EXERCISE AIM =>
Keep every line where the word "Rebuild" appears; drop the rest.

ENTRIES =>
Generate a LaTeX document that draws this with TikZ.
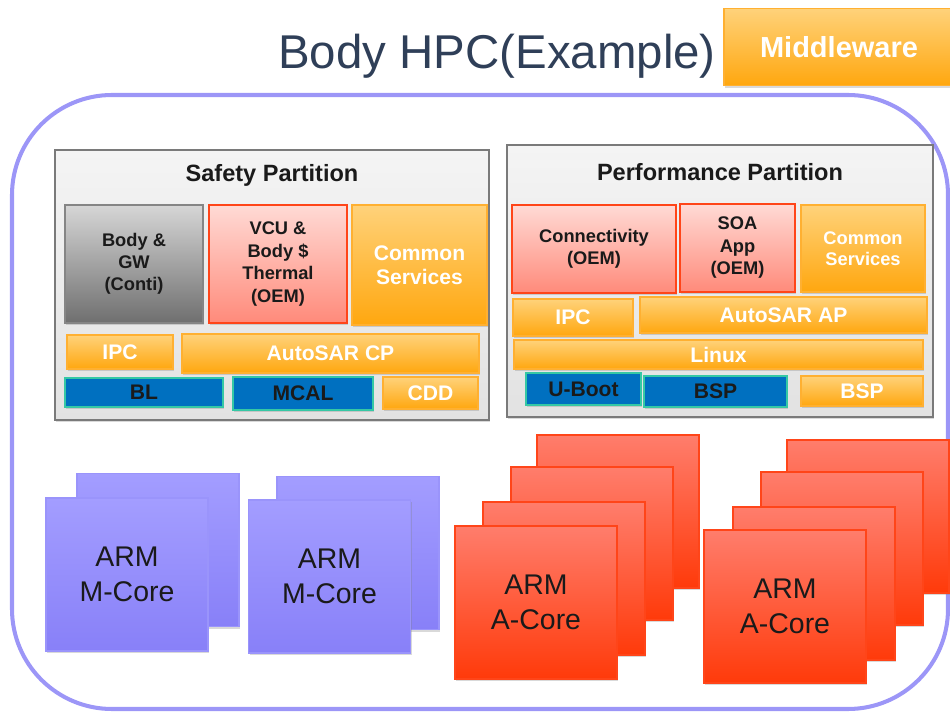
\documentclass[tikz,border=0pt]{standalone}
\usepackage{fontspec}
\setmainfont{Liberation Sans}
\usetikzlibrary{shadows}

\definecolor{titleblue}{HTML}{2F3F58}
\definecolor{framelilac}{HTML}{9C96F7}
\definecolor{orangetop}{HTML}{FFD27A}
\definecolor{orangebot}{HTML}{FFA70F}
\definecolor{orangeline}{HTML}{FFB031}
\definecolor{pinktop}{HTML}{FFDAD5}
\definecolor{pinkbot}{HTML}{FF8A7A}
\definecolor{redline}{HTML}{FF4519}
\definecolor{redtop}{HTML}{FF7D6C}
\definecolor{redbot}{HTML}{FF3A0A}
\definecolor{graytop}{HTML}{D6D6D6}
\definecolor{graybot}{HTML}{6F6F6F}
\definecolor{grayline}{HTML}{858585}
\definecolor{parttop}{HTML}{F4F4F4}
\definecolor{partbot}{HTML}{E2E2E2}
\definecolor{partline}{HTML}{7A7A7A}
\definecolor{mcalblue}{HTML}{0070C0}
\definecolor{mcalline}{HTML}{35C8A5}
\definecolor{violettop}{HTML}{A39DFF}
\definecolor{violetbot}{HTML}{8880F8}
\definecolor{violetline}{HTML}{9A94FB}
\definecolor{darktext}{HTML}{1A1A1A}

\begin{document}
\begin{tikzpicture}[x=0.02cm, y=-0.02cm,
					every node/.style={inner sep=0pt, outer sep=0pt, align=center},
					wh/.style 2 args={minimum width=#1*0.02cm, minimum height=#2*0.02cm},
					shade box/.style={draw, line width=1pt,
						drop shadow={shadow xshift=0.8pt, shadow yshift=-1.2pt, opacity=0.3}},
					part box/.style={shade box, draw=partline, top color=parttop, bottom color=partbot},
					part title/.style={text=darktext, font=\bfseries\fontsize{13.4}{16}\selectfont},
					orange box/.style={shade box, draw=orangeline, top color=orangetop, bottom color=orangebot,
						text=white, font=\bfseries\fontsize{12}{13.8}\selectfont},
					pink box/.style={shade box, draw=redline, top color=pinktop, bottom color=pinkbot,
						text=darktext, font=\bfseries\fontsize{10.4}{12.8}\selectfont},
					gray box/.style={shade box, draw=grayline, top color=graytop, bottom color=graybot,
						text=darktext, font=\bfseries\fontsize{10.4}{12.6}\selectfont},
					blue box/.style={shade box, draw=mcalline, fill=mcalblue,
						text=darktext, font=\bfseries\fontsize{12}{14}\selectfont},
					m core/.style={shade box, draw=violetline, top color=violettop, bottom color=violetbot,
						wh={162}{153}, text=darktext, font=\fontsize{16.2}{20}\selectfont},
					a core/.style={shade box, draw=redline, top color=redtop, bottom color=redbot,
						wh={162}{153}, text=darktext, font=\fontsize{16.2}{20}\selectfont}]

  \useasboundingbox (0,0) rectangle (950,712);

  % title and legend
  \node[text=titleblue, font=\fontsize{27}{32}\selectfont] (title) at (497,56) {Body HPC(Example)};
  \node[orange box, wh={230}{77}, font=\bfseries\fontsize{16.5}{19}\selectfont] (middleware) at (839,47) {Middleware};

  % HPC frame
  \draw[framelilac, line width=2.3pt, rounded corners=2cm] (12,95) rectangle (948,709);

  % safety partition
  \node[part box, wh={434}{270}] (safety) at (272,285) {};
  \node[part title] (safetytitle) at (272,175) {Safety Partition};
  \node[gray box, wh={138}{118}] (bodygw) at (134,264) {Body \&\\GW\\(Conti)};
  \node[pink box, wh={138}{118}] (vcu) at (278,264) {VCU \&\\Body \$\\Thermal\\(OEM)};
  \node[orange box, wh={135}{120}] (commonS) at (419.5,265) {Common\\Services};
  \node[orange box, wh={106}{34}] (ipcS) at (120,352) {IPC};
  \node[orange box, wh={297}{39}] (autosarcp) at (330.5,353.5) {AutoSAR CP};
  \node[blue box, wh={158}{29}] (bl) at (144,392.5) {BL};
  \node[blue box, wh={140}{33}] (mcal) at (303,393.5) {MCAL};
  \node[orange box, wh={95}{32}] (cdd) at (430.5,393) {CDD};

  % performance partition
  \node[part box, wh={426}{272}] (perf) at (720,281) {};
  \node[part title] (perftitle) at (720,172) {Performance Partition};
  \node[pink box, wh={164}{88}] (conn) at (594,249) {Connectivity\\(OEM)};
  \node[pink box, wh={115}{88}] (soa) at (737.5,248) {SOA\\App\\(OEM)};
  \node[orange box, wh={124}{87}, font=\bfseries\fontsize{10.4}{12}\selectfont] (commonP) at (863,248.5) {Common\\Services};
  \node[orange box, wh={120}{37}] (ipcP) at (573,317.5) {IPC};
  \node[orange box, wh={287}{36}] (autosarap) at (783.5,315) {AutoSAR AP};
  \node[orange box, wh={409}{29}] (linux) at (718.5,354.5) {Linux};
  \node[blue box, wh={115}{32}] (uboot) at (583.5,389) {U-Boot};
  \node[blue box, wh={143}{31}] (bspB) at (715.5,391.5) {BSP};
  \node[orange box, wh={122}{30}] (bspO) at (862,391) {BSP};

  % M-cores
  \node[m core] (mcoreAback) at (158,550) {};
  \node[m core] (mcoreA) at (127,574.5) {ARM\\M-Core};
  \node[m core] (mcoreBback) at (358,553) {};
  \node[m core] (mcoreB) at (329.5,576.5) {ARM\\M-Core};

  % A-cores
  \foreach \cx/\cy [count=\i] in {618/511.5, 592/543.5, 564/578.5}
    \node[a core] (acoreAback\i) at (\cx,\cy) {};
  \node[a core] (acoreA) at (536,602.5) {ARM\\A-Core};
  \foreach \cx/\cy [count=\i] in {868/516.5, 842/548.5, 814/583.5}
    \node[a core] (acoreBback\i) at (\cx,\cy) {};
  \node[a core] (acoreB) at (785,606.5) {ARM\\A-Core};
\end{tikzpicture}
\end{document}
* * *
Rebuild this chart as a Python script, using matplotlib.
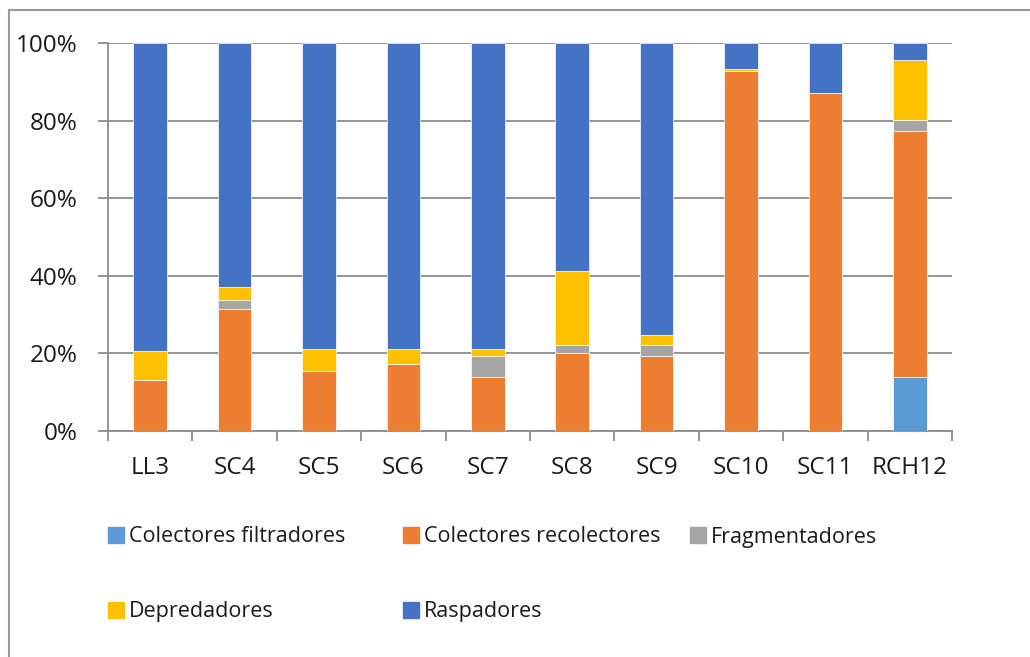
---
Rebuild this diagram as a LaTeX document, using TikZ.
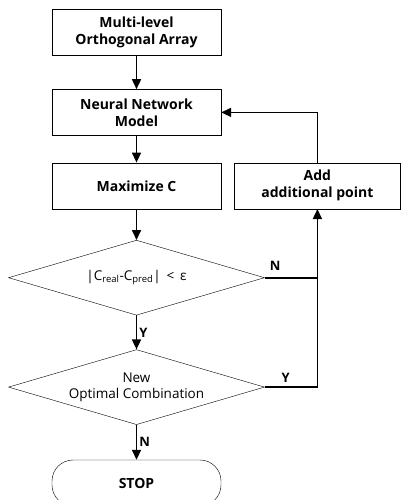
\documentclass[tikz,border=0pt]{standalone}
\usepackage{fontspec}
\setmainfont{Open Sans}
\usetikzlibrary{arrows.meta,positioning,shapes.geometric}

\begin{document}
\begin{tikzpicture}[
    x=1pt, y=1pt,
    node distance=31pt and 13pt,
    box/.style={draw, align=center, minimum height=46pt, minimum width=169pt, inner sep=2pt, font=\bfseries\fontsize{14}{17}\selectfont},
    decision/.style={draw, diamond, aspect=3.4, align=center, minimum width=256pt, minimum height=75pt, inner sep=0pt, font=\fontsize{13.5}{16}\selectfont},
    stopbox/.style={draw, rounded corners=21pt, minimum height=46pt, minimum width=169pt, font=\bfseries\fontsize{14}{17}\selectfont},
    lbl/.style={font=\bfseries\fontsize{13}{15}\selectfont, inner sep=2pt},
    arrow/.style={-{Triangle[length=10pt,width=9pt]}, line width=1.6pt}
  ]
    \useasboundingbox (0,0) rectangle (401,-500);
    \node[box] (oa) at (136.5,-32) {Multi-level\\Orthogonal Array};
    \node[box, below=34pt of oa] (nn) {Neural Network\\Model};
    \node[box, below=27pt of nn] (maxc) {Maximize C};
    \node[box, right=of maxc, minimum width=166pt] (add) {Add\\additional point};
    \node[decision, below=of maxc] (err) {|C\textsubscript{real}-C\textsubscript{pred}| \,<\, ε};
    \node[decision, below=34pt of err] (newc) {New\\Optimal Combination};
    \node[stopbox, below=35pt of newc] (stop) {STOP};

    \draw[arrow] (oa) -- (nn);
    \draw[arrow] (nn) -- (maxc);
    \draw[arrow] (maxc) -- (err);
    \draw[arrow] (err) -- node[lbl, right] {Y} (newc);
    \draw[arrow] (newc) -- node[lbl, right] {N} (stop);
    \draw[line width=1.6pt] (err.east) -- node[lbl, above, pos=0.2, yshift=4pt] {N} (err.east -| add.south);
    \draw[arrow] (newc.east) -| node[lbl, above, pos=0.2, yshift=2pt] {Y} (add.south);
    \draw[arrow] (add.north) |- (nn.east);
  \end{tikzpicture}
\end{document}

SOLUTION FOR THIS EXERCISE =>
Rebuild this chart as a Python script, using matplotlib.
Rebuild this diagram as a LaTeX document, using TikZ.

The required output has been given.